■ **Provided entries**:
**********

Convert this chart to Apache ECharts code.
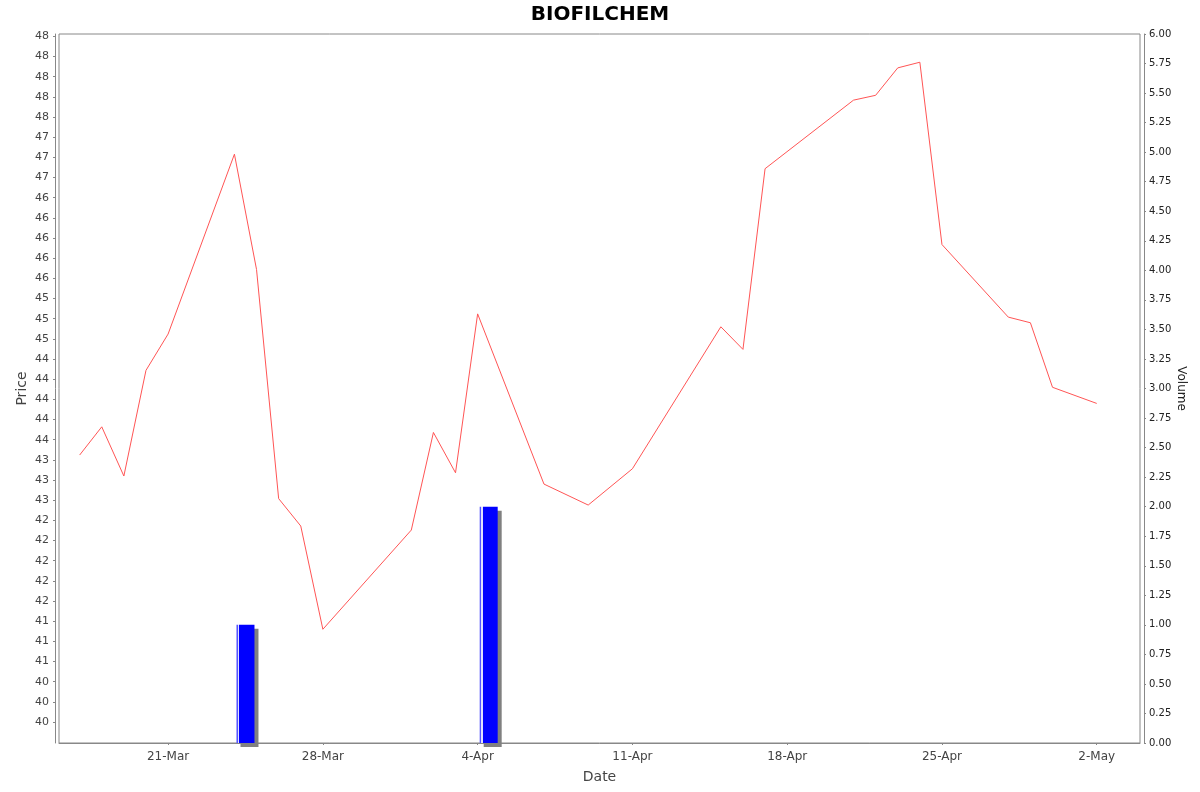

**********

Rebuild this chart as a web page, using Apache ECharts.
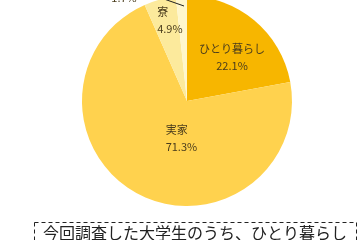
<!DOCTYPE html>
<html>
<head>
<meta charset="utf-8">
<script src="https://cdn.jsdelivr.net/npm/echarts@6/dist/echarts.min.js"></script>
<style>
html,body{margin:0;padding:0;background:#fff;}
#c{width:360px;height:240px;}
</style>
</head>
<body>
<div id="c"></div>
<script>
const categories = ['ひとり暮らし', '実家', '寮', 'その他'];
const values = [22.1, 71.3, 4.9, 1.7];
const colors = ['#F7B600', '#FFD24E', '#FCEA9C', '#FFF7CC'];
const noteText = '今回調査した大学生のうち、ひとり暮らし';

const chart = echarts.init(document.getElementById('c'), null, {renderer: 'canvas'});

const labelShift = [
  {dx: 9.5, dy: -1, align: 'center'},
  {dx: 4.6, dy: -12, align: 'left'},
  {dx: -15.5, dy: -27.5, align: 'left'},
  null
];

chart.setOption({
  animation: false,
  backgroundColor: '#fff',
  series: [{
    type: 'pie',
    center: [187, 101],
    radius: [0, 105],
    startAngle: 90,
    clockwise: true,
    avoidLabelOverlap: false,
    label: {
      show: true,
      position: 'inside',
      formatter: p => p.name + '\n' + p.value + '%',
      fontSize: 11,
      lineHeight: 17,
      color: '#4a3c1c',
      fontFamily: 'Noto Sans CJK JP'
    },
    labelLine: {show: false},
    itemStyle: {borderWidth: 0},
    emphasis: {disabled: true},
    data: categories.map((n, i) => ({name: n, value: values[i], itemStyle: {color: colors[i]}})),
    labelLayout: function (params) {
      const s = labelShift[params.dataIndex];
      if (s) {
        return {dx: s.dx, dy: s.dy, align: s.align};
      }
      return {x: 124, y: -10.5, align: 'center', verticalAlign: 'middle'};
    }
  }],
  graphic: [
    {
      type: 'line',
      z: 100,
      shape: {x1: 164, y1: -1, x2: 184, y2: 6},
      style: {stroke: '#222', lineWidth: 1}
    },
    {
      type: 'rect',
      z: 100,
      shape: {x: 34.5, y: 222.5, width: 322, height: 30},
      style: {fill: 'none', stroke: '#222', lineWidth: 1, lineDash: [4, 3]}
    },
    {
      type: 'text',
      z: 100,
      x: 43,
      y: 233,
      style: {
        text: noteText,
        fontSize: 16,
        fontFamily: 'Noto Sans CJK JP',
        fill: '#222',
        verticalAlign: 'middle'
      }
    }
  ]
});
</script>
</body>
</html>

**********

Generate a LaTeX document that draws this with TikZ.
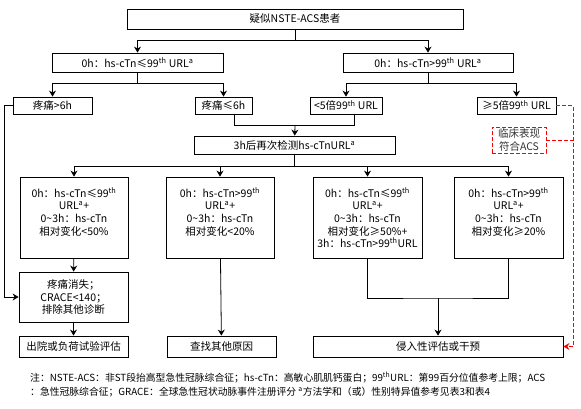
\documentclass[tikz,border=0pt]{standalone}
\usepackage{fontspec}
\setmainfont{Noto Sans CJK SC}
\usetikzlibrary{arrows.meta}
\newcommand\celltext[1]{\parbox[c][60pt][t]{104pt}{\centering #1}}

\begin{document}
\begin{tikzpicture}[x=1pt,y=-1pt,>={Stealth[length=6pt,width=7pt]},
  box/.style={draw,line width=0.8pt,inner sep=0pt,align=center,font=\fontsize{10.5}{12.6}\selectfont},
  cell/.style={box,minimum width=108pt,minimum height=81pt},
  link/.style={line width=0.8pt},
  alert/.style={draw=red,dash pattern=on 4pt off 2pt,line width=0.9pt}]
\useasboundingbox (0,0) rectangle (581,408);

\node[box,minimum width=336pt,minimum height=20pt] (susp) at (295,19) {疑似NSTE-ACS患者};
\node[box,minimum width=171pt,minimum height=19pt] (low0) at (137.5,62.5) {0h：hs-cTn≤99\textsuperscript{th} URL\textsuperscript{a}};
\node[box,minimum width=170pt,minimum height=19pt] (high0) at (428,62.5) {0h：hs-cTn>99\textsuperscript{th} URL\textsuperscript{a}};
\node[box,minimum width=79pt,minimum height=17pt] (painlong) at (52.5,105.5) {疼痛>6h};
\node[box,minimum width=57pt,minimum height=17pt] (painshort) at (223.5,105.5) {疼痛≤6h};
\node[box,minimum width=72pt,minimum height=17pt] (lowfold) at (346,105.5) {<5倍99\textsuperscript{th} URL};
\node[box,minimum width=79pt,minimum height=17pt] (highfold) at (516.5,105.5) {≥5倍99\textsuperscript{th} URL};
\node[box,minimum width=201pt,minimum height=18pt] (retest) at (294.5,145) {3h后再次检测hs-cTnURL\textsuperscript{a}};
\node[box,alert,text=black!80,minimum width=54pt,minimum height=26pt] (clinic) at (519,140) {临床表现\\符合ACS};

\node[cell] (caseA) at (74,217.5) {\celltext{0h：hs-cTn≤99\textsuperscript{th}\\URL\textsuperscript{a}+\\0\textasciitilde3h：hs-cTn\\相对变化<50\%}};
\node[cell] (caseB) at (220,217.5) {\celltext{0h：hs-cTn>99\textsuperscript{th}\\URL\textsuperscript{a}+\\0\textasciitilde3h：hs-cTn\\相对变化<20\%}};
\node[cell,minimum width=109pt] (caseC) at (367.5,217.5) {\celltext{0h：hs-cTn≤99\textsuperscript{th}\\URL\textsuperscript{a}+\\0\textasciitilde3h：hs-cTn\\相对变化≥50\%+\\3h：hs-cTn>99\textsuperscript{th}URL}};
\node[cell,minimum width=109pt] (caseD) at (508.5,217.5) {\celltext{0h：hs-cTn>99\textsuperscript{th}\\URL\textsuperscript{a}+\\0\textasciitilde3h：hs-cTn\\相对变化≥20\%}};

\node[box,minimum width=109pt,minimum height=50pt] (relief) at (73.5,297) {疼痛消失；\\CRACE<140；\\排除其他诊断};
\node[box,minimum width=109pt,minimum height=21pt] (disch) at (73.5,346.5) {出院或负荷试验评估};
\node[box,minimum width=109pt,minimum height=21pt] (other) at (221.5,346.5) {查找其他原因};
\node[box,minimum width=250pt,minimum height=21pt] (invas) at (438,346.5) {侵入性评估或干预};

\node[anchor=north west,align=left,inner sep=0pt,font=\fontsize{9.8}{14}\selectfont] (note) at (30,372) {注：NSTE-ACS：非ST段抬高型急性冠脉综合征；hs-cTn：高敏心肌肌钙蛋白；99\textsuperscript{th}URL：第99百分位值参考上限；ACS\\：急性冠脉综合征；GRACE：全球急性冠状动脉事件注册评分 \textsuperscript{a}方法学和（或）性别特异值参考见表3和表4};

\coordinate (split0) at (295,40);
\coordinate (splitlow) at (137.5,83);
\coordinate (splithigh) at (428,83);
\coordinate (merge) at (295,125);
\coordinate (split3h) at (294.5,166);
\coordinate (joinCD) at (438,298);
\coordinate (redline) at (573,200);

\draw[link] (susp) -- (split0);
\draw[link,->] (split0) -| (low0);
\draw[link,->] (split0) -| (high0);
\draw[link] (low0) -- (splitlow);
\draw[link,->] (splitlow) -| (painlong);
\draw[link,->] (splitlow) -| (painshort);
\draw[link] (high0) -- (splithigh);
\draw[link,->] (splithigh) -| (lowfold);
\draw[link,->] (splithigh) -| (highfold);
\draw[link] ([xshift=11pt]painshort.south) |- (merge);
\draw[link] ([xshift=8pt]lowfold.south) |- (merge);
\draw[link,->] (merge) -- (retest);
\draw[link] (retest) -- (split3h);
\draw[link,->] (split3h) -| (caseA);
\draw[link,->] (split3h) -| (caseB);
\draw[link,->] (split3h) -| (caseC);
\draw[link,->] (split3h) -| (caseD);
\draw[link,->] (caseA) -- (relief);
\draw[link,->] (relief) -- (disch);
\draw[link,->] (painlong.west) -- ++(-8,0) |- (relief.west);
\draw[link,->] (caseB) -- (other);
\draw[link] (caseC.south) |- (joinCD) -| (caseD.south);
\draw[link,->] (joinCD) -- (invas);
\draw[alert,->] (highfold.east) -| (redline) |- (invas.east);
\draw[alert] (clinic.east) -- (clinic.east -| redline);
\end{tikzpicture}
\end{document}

**********

■ **To do**: Above are some entries; copy exactly the lines from the line with "Generate a LaTeX" through the line with "(0,0) rectangle (581,408);", both included, but none of the pictures.

■ **Output for this exercise**:
Generate a LaTeX document that draws this with TikZ.
\documentclass[tikz,border=0pt]{standalone}
\usepackage{fontspec}
\setmainfont{Noto Sans CJK SC}
\usetikzlibrary{arrows.meta}
\newcommand\celltext[1]{\parbox[c][60pt][t]{104pt}{\centering #1}}

\begin{document}
\begin{tikzpicture}[x=1pt,y=-1pt,>={Stealth[length=6pt,width=7pt]},
  box/.style={draw,line width=0.8pt,inner sep=0pt,align=center,font=\fontsize{10.5}{12.6}\selectfont},
  cell/.style={box,minimum width=108pt,minimum height=81pt},
  link/.style={line width=0.8pt},
  alert/.style={draw=red,dash pattern=on 4pt off 2pt,line width=0.9pt}]
\useasboundingbox (0,0) rectangle (581,408);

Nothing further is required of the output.